# At the end of my rope with over aggressive firemouth



## R!ch (Apr 4, 2011)

Many, many moons ago I was into keeping single specimen, aggressive fish like piranha, Aequidens sp, and puffer fish, but recently I got back into the hobby looking to start my own mid size community aquarium. Accordingly, I set up with what was *supposed* to be a relatively mild mannered cichlid that would grow to 4-5 inches and get along with tankmates. Unfortunately, my firemouth has been anything but peaceful and I'm at the point where if I can't get his attitude sorted out I'm going to give him away and if nobody will take him I may have to euthanize him.

My basic setup is thus;

40 gallon breeder (36x18 footprint), piles and piles of driftwood forming a cave system that in theory should give the fish lots of space for themselves and to get away from each other.

A variety of tank mates in the hopes that the cranky firemouths aggression would get distributed and therefore not allow him to take over the tank (one other firemouth who the aggressive one has bred with, an angelfish, a gourami, a small school of cardinal tetras, and 2 cory cats)

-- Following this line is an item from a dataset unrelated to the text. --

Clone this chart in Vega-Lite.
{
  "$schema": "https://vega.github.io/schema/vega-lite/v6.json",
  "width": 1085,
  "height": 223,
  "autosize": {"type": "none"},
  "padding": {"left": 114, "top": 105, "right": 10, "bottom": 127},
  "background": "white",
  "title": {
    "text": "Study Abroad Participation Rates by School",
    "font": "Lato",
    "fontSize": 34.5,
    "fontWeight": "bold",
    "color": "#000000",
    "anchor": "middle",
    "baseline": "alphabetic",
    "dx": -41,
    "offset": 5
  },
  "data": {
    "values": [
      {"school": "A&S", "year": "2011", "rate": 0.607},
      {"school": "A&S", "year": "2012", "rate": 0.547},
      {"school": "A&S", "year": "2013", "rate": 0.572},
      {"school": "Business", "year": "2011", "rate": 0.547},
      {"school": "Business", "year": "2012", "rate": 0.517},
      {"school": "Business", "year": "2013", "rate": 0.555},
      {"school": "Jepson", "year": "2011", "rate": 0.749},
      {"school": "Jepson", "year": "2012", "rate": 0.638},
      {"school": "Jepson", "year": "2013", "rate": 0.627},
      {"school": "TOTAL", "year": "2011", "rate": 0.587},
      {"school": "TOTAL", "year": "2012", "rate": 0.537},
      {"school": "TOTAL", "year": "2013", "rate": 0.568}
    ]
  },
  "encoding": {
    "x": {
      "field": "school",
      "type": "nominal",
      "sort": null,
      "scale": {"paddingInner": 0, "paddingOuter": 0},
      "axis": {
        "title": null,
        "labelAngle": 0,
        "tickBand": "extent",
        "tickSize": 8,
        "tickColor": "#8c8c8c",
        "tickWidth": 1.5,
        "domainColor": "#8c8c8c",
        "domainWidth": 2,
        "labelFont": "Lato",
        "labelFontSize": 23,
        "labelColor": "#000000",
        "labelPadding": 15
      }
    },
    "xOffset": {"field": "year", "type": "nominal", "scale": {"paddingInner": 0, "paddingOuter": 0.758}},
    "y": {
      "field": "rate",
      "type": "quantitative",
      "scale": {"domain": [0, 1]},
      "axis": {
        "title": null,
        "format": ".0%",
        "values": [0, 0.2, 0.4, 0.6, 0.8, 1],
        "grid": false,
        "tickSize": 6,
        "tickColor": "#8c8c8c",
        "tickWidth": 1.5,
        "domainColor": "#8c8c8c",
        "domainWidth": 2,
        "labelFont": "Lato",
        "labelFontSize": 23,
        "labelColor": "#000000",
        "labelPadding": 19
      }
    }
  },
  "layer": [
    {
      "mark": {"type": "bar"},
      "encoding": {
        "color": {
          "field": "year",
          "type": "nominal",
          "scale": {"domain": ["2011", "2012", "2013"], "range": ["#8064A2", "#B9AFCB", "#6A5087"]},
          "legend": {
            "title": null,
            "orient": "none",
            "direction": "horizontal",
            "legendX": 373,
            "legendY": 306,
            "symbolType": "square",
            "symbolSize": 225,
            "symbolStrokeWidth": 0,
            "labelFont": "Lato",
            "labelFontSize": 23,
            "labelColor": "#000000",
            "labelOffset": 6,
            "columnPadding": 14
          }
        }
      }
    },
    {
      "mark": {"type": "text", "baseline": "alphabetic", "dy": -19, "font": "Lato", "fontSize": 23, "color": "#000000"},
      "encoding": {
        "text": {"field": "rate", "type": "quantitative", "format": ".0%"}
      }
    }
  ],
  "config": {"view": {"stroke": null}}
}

Lots of food for everyone;

And basically what I have is a tank that consists of the aggressive firemouth penning all the other big fish in a corner (the gourami, the other firemouth, the angelfish) and no activity going on in the tank except for when one of the other fish tries to leave the corner at which point they get flared back into the corner. When I feed them, most of the food either floats at the top or just sinks to the bottom untouched because any fish that tries to eat get's bullied by the firemouth. The firemouth doesn't bother trying to eat immediately, because he's too busy making sure the other fish don't eat. The only thing left that I can think of is dropping another piece of driftwood in there so that the last open corner that he pins everyone in is blocked off, but I imagine he'll just find new inventive ways to bother everyone.

Soooooo, two part question I guess.

1 - Does anyone have any last suggestions for how to deal with this fish before I get rid of him?

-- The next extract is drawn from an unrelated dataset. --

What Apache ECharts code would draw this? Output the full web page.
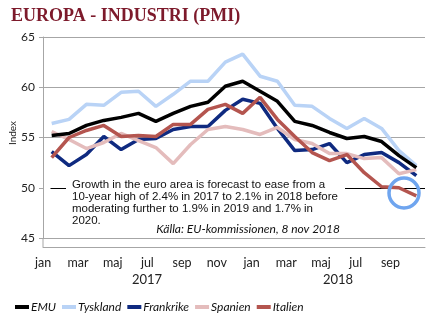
<!DOCTYPE html>
<html><head><meta charset="utf-8">
<script src="https://cdn.jsdelivr.net/npm/echarts@6/dist/echarts.min.js"></script>
<style>html,body{margin:0;padding:0;background:#fff}#c{width:446px;height:327px}</style>
</head><body><div id="c"></div>
<script>
const months = ['jan','feb','mar','apr','maj','jun','jul','aug','sep','okt','nov','dec','jan','feb','mar','apr','maj','jun','jul','aug','sep','okt'];
const yearLabels = ['2017','2018'];
const emu       = [55.2,55.4,56.2,56.7,57.0,57.4,56.6,57.4,58.1,58.5,60.1,60.6,59.6,58.6,56.6,56.2,55.5,54.9,55.1,54.6,53.2,52.0];
const tyskland  = [56.4,56.8,58.3,58.2,59.5,59.6,58.1,59.3,60.6,60.6,62.5,63.3,61.1,60.6,58.2,58.1,56.9,55.9,56.9,55.9,53.7,52.2];
const frankrike = [53.6,52.2,53.3,55.1,53.8,54.8,54.9,55.8,56.1,56.1,57.7,58.8,58.4,55.9,53.7,53.8,54.4,52.5,53.3,53.5,52.5,51.2];
const spanien   = [55.6,54.8,53.9,54.5,55.4,54.7,54.0,52.4,54.3,55.8,56.1,55.8,55.3,56.0,54.8,54.4,53.4,53.4,52.9,53.0,51.4,51.8];
const italien   = [53.0,55.0,55.7,56.2,55.1,55.2,55.1,56.3,56.3,57.8,58.3,57.4,59.0,56.8,55.1,53.5,52.7,53.3,51.5,50.1,50.0,49.2];
const seriesNames = ['EMU','Tyskland','Frankrike','Spanien','Italien'];
const yTicks = [45,50,55,60,65];

const colors = ['#000000','#b9d3f6','#0f2a80','#e4bcbc','#b4554f'];
const dataSets = [emu, tyskland, frankrike, spanien, italien];
const zs = [6,2,3,4,5];

const chart = echarts.init(document.getElementById('c'), null, {renderer:'canvas'});
const font = 'Lato, "Liberation Sans", sans-serif';
chart.setOption({
  animation:false,
  backgroundColor:'#fff',
  title:{text:'EUROPA - INDUSTRI (PMI)', left:6, top:2,
    textStyle:{fontFamily:'"Liberation Serif", serif', fontWeight:'bold', fontSize:18, color:'#7d1a2b'}},
  grid:{left:43, right:21, top:37, bottom:89},
  legend:{left:10, top:296, itemWidth:14, itemHeight:4, itemGap:6, icon:'rect',
    data:seriesNames,
    textStyle:{fontFamily:font, fontStyle:'italic', fontSize:12, color:'#111', padding:[0,0,0,-3]}},
  xAxis:{type:'category', data:months, boundaryGap:true, offset:9,
    axisLine:{lineStyle:{color:'#a6a6a6'}},
    axisTick:{interval:1, length:3, lineStyle:{color:'#a6a6a6'}},
    axisLabel:{interval:1, margin:9, fontFamily:font, fontSize:12.5, color:'#222', padding:[0,17,0,0]},
    splitLine:{show:false}},
  yAxis:{type:'value', min:yTicks[0], max:yTicks[yTicks.length-1], interval:5,
    axisLine:{show:true, lineStyle:{color:'#a6a6a6'}},
    axisTick:{show:true, length:4, lineStyle:{color:'#a6a6a6'}},
    axisLabel:{margin:8, fontFamily:font, fontSize:12, color:'#222'},
    splitLine:{lineStyle:{color:['#a6a6a6','#000000','#a6a6a6','#a6a6a6','#a6a6a6'], width:1}}},
  series: seriesNames.map((n,i)=>({
    name:n, type:'line', data:dataSets[i], symbol:'none', z:zs[i],
    lineStyle:{color:colors[i], width:3.5}, itemStyle:{color:colors[i]}
  })),
  graphic:[
    {type:'line', shape:{x1:43, y1:238, x2:43, y2:247}, style:{stroke:'#a6a6a6', lineWidth:1}, z:10},
    {type:'rect', shape:{x:44, y:185, width:6.5, height:6}, style:{fill:'#fff'}, z:100},
    {type:'rect', shape:{x:66, y:178, width:279, height:57}, style:{fill:'#fff'}, z:100},
    {type:'text', left:72, top:178.5, z:101, style:{
      text:'Growth in the euro area is forecast to ease from a\n10-year high of 2.4% in 2017 to 2.1% in 2018 before\nmoderating further to 1.9% in 2019 and 1.7% in\n2020.',
      font:'11.5px "Liberation Sans", Arial, sans-serif', fill:'#111', lineHeight:12}},
    {type:'text', z:101, x:340, y:229, style:{text:'Källa: EU-kommissionen, 8 nov 2018',
      font:'italic 12px Lato, "Liberation Sans", sans-serif', fill:'#111', textAlign:'right', textVerticalAlign:'middle'}},
    {type:'text', z:101, x:13, y:133, rotation:Math.PI/2, style:{text:'Index',
      font:'10px Lato, "Liberation Sans", sans-serif', fill:'#222', textAlign:'center', textVerticalAlign:'middle'}},
    {type:'text', z:101, x:147, y:280, style:{text:yearLabels[0],
      font:'13px Lato, "Liberation Sans", sans-serif', fill:'#222', textAlign:'center', textVerticalAlign:'middle'}},
    {type:'text', z:101, x:338, y:280, style:{text:yearLabels[1],
      font:'13px Lato, "Liberation Sans", sans-serif', fill:'#222', textAlign:'center', textVerticalAlign:'middle'}},
    {type:'circle', z:102, shape:{cx:404, cy:193, r:15}, style:{fill:'none', stroke:'#6fa5ef', lineWidth:3.5}}
  ]
});
</script></body></html>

2 - Does anyone have any suggestions for a more peaceful alternative that is of similar size and body type and would be happier inhabiting the driftwood maze I have set up? The original plan was supposed to be firemouths in the driftwood, angel fish and tetras in the mid level, and the gourami occupying the top portion of the tank. I'm quite upset that for having planned everything out pretty thoroughly, this one freakishly aggressive fish has to screw it all up. Ideal replacement would be something similarish in physical appearance to a firemouth (similar body shape, like a convict but obviously if aggression is an issue a convict is not appropriate), maybe one of the smaller earth eaters?


----------



## Chubbs the Jellybean (Jun 16, 2009)

If you are going to do a second cichlid, make it one that can stand up to him. The angelfish, gourami, tetras, cories are all too peaceful for your FM. My FM was the same way towards other cichlids, even in my 90 gallon, he would chase my pike and pick fights.

My solution for you, try a female con around the same size as him (assuming male if it's this aggressive) and remove the angel, gourami, and the cardinals (they're just too small) and add a few cories (make the group like 5).

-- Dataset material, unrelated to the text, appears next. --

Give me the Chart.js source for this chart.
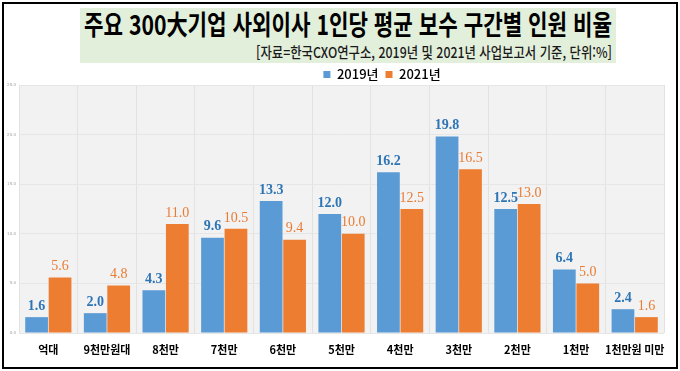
<!DOCTYPE html>
<html lang="ko">
<head>
<meta charset="utf-8">
<title>사외이사 보수 구간별 인원 비율</title>
<script src="https://cdn.jsdelivr.net/npm/chart.js@4.4.1/dist/chart.umd.min.js"></script>
<style>
  html, body { margin: 0; padding: 0; background: #fff; }
  #wrap { position: relative; width: 680px; height: 371px; overflow: hidden; }
  #titleBox { position: absolute; left: 80px; top: 8px; width: 536px; height: 55px; background: #e2efda; }
  .txt { position: absolute; white-space: nowrap; font-family: 'Noto Sans CJK KR', sans-serif;
         transform-origin: left top; line-height: 1; color: #000; }
  #title { left: 84px; top: 10px; font-size: 27px; font-weight: 700; }
  #subtitle { left: 256px; top: 44px; font-size: 15px; font-weight: 500; color: #1a1a1a; }
  #chartBox { position: absolute; left: 0; top: 0; width: 680px; height: 371px; }
  #frame { position: absolute; left: 2px; top: 2px; width: 672px; height: 363px; border: 2px solid #000; pointer-events: none; }
</style>
</head>
<body>
<div id="wrap">
  <div id="titleBox"></div>
  <div id="title" class="txt">주요 300大기업 사외이사 1인당 평균 보수 구간별 인원 비율</div>
  <div id="subtitle" class="txt">[자료=한국CXO연구소, 2019년 및 2021년 사업보고서 기준, 단위:%]</div>
  <div id="chartBox"><canvas id="chart"></canvas></div>
  <div id="frame"></div>
</div>
<script>
// data
const categories = ['억대', '9천만원대', '8천만', '7천만', '6천만', '5천만', '4천만', '3천만', '2천만', '1천만', '1천만원 미만'];
const values2019 = [1.6, 2.0, 4.3, 9.6, 13.3, 12.0, 16.2, 19.8, 12.5, 6.4, 2.4];
const values2021 = [5.6, 4.8, 11.0, 10.5, 9.4, 10.0, 12.5, 16.5, 13.0, 5.0, 1.6];
const seriesNames = ['2019년', '2021년'];
const yTicks = [0, 5, 10, 15, 20, 25];

const barColors = ['#5b9bd5', '#ed7d31'];
const labelColors = ['#2e75b6', '#e97c35'];
const labelFonts = ['bold 14px "Liberation Serif"', '14px "Liberation Serif"'];

// squeeze the headline texts to the width they take in the picture
function fitWidth(id, target) {
  const el = document.getElementById(id);
  const w = el.getBoundingClientRect().width;
  el.style.transform = 'scaleX(' + (target / w) + ')';
}
fitWidth('title', 528);
fitWidth('subtitle', 356);

// grey plot background
const plotBg = {
  id: 'plotBg',
  beforeDraw(chart) {
    const { ctx, chartArea: a } = chart;
    ctx.save();
    ctx.fillStyle = '#f2f2f2';
    ctx.fillRect(a.left, a.top, a.right - a.left, a.bottom - a.top);
    ctx.restore();
  }
};

// legend sits a bit lower and right of centre in the picture
const legendShift = {
  id: 'legendShift',
  afterLayout(chart) {
    const lg = chart.legend;
    if (!lg) return;
    lg.top += 6; lg.bottom += 6;
    lg.left += 50; lg.right += 50;
  }
};

// value labels over the bars
const barLabels = {
  id: 'barLabels',
  afterDatasetsDraw(chart) {
    const ctx = chart.ctx;
    chart.data.datasets.forEach((ds, i) => {
      const meta = chart.getDatasetMeta(i);
      ctx.save();
      ctx.font = labelFonts[i];
      ctx.fillStyle = labelColors[i];
      ctx.textAlign = 'center';
      ctx.textBaseline = 'bottom';
      meta.data.forEach((bar, j) => {
        ctx.fillText(ds.data[j].toFixed(1), bar.x, bar.y - 4);
      });
      ctx.restore();
    });
  }
};

new Chart(document.getElementById('chart'), {
  type: 'bar',
  data: {
    labels: categories,
    datasets: [
      { label: seriesNames[0], data: values2019, backgroundColor: barColors[0] },
      { label: seriesNames[1], data: values2021, backgroundColor: barColors[1] }
    ]
  },
  options: {
    responsive: true,
    maintainAspectRatio: false,
    animation: false,
    datasets: { bar: { categoryPercentage: 0.8, barPercentage: 0.97 } },
    layout: { padding: { top: 55, right: 16, bottom: 0, left: 0 } },
    plugins: {
      legend: {
        display: true,
        labels: {
          boxWidth: 7, boxHeight: 7, padding: 7, color: '#000',
          font: { family: '"Noto Sans CJK KR"', size: 13, weight: '500' }
        }
      },
      title: { display: false },
      tooltip: { enabled: false }
    },
    scales: {
      x: {
        grid: { offset: true, color: '#e2e2e2', drawTicks: false },
        border: { display: false },
        ticks: {
          padding: 10, color: '#000', autoSkip: false, maxRotation: 0, minRotation: 0,
          font: { family: '"Noto Sans CJK KR"', size: 11, weight: 'bold' }
        },
        afterFit(scale) { scale.height = 38; }
      },
      y: {
        min: 0, max: 25,
        afterBuildTicks(scale) { scale.ticks = yTicks.map(v => ({ value: v })); },
        grid: { color: '#e6e6e6', drawTicks: false },
        border: { display: false },
        ticks: {
          padding: 3, color: '#a0a0a0',
          font: { family: '"DejaVu Sans"', size: 4 },
          callback: v => v.toFixed(1)
        },
        afterFit(scale) { scale.width = 19; }
      }
    }
  },
  plugins: [plotBg, legendShift, barLabels]
});
</script>
</body>
</html>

But remove the fish before you add, and when you add the new fish, be sure to completely re-scape the tank so that the FM doesn't know what's going on and isn't already claiming the tank once the convict comes in...

IF that doesn't work, remove the FM and start over. I hated bringing back my FM, but he was destroying my tank too...


----------



## R!ch (Apr 4, 2011)

Excellent, thanks for the input.

The girlfriend is attached to the gourami to the point that I won't be able to switch that one out.

The larger male firemouth was intended to be the showpiece fish in the tank so without him in the picture I'd really like to replace him with something interesting. I'm open to just about anything that'll fit in the tank and get along relatively peacefully.

Pretty much anything reasonably priced I'd be willing to order online so there must be something out there that can work...


----------



## Flippercon (Mar 5, 2011)

Look into rainbow cichlids. This might work with your set up. They are pretty peaceful and don't get too big.


----------



## MonteSS (Dec 8, 2008)

I would trade the Aggresive Firemouth in. I dont see any way to change him. He needs to be with something like an Oscar that wont put up with his ****.

For CA as said a Rainbow would be nice. Any type of breeding in that size tank would not work out well for the other fish.

For SA Bolivian Rams may work, or 2-3 Keyholes.

....Bill


----------



## TheFishGuy (Apr 21, 2005)

Always remove the aggressor.

Thorichthys mixteco gold would be nice instead...


----------